### [Aim]
Quote the data below in full, minus the images.

-- START OF Available data --

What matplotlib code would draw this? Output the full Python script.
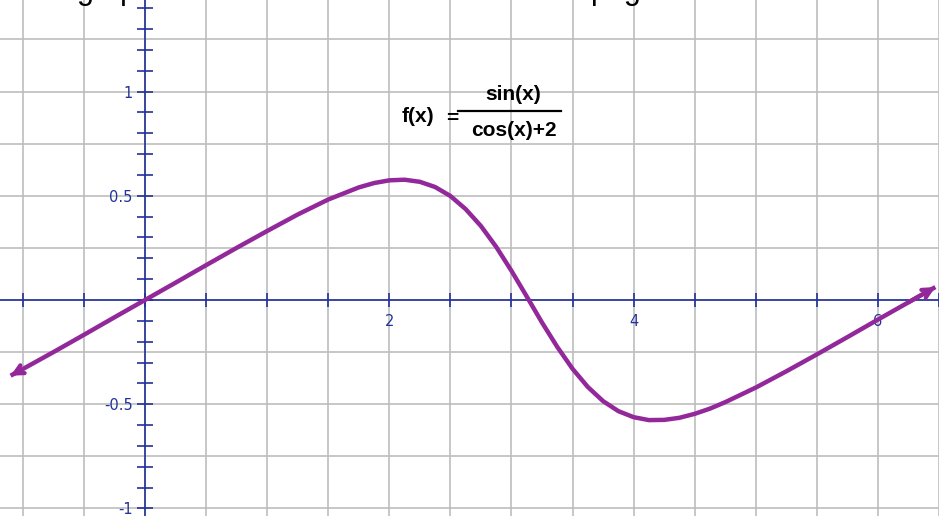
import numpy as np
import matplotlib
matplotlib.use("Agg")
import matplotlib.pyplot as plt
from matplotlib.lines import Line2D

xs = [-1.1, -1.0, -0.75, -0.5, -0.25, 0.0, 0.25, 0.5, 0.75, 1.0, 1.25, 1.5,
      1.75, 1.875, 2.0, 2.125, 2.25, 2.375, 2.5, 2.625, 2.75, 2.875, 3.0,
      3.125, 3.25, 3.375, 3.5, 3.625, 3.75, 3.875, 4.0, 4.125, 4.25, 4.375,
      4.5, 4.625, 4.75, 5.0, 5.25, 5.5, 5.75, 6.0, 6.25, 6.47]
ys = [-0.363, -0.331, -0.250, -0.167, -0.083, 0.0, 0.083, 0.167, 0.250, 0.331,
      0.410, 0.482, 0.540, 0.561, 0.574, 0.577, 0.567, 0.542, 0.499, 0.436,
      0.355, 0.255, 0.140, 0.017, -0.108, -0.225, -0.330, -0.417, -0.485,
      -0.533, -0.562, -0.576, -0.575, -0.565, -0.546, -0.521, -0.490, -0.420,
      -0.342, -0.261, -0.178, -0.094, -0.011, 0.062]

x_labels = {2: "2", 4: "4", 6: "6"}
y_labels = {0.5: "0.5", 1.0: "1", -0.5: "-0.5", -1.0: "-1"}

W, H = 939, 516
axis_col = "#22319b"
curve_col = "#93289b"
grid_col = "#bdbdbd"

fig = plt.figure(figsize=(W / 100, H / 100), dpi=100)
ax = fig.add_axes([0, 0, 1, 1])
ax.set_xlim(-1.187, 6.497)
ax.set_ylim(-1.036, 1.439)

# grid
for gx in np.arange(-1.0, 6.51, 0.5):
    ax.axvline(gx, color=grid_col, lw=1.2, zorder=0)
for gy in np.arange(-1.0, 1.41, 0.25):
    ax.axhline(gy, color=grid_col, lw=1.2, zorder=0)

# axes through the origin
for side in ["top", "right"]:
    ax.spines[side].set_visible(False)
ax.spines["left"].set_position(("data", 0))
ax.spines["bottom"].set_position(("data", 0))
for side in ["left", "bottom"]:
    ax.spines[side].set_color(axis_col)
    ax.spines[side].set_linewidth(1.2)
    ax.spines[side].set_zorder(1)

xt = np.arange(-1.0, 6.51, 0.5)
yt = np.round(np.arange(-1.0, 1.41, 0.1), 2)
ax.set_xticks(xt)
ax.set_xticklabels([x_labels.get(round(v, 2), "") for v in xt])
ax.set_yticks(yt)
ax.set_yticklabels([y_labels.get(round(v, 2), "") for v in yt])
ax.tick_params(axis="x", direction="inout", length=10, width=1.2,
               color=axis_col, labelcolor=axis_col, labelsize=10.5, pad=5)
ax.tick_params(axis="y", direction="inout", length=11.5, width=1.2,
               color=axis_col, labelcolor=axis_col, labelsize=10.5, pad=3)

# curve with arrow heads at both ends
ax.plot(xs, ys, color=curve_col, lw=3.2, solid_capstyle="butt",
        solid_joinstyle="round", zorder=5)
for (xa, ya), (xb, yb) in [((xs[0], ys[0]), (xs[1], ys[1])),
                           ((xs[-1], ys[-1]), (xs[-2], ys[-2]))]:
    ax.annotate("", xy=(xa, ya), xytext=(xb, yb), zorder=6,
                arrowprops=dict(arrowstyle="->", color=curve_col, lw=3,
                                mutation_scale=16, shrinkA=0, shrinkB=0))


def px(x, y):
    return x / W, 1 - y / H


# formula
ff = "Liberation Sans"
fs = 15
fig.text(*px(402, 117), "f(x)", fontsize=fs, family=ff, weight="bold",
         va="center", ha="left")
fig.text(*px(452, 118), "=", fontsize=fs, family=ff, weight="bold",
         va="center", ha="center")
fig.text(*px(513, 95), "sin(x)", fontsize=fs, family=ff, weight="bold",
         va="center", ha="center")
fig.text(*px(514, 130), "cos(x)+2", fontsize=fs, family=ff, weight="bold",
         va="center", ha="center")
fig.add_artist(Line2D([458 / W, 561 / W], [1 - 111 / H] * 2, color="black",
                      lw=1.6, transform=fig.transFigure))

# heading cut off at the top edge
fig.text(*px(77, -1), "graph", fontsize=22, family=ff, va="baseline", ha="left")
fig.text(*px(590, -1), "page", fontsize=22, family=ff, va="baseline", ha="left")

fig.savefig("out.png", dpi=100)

-- END OF Available data --

### [Result for this exercise]
What matplotlib code would draw this? Output the full Python script.
import numpy as np
import matplotlib
matplotlib.use("Agg")
import matplotlib.pyplot as plt
from matplotlib.lines import Line2D

xs = [-1.1, -1.0, -0.75, -0.5, -0.25, 0.0, 0.25, 0.5, 0.75, 1.0, 1.25, 1.5,
      1.75, 1.875, 2.0, 2.125, 2.25, 2.375, 2.5, 2.625, 2.75, 2.875, 3.0,
      3.125, 3.25, 3.375, 3.5, 3.625, 3.75, 3.875, 4.0, 4.125, 4.25, 4.375,
      4.5, 4.625, 4.75, 5.0, 5.25, 5.5, 5.75, 6.0, 6.25, 6.47]
ys = [-0.363, -0.331, -0.250, -0.167, -0.083, 0.0, 0.083, 0.167, 0.250, 0.331,
      0.410, 0.482, 0.540, 0.561, 0.574, 0.577, 0.567, 0.542, 0.499, 0.436,
      0.355, 0.255, 0.140, 0.017, -0.108, -0.225, -0.330, -0.417, -0.485,
      -0.533, -0.562, -0.576, -0.575, -0.565, -0.546, -0.521, -0.490, -0.420,
      -0.342, -0.261, -0.178, -0.094, -0.011, 0.062]

x_labels = {2: "2", 4: "4", 6: "6"}
y_labels = {0.5: "0.5", 1.0: "1", -0.5: "-0.5", -1.0: "-1"}

W, H = 939, 516
axis_col = "#22319b"
curve_col = "#93289b"
grid_col = "#bdbdbd"

fig = plt.figure(figsize=(W / 100, H / 100), dpi=100)
ax = fig.add_axes([0, 0, 1, 1])
ax.set_xlim(-1.187, 6.497)
ax.set_ylim(-1.036, 1.439)

# grid
for gx in np.arange(-1.0, 6.51, 0.5):
    ax.axvline(gx, color=grid_col, lw=1.2, zorder=0)
for gy in np.arange(-1.0, 1.41, 0.25):
    ax.axhline(gy, color=grid_col, lw=1.2, zorder=0)

# axes through the origin
for side in ["top", "right"]:
    ax.spines[side].set_visible(False)
ax.spines["left"].set_position(("data", 0))
ax.spines["bottom"].set_position(("data", 0))
for side in ["left", "bottom"]:
    ax.spines[side].set_color(axis_col)
    ax.spines[side].set_linewidth(1.2)
    ax.spines[side].set_zorder(1)

xt = np.arange(-1.0, 6.51, 0.5)
yt = np.round(np.arange(-1.0, 1.41, 0.1), 2)
ax.set_xticks(xt)
ax.set_xticklabels([x_labels.get(round(v, 2), "") for v in xt])
ax.set_yticks(yt)
ax.set_yticklabels([y_labels.get(round(v, 2), "") for v in yt])
ax.tick_params(axis="x", direction="inout", length=10, width=1.2,
               color=axis_col, labelcolor=axis_col, labelsize=10.5, pad=5)
ax.tick_params(axis="y", direction="inout", length=11.5, width=1.2,
               color=axis_col, labelcolor=axis_col, labelsize=10.5, pad=3)

# curve with arrow heads at both ends
ax.plot(xs, ys, color=curve_col, lw=3.2, solid_capstyle="butt",
        solid_joinstyle="round", zorder=5)
for (xa, ya), (xb, yb) in [((xs[0], ys[0]), (xs[1], ys[1])),
                           ((xs[-1], ys[-1]), (xs[-2], ys[-2]))]:
    ax.annotate("", xy=(xa, ya), xytext=(xb, yb), zorder=6,
                arrowprops=dict(arrowstyle="->", color=curve_col, lw=3,
                                mutation_scale=16, shrinkA=0, shrinkB=0))


def px(x, y):
    return x / W, 1 - y / H


# formula
ff = "Liberation Sans"
fs = 15
fig.text(*px(402, 117), "f(x)", fontsize=fs, family=ff, weight="bold",
         va="center", ha="left")
fig.text(*px(452, 118), "=", fontsize=fs, family=ff, weight="bold",
         va="center", ha="center")
fig.text(*px(513, 95), "sin(x)", fontsize=fs, family=ff, weight="bold",
         va="center", ha="center")
fig.text(*px(514, 130), "cos(x)+2", fontsize=fs, family=ff, weight="bold",
         va="center", ha="center")
fig.add_artist(Line2D([458 / W, 561 / W], [1 - 111 / H] * 2, color="black",
                      lw=1.6, transform=fig.transFigure))

# heading cut off at the top edge
fig.text(*px(77, -1), "graph", fontsize=22, family=ff, va="baseline", ha="left")
fig.text(*px(590, -1), "page", fontsize=22, family=ff, va="baseline", ha="left")

fig.savefig("out.png", dpi=100)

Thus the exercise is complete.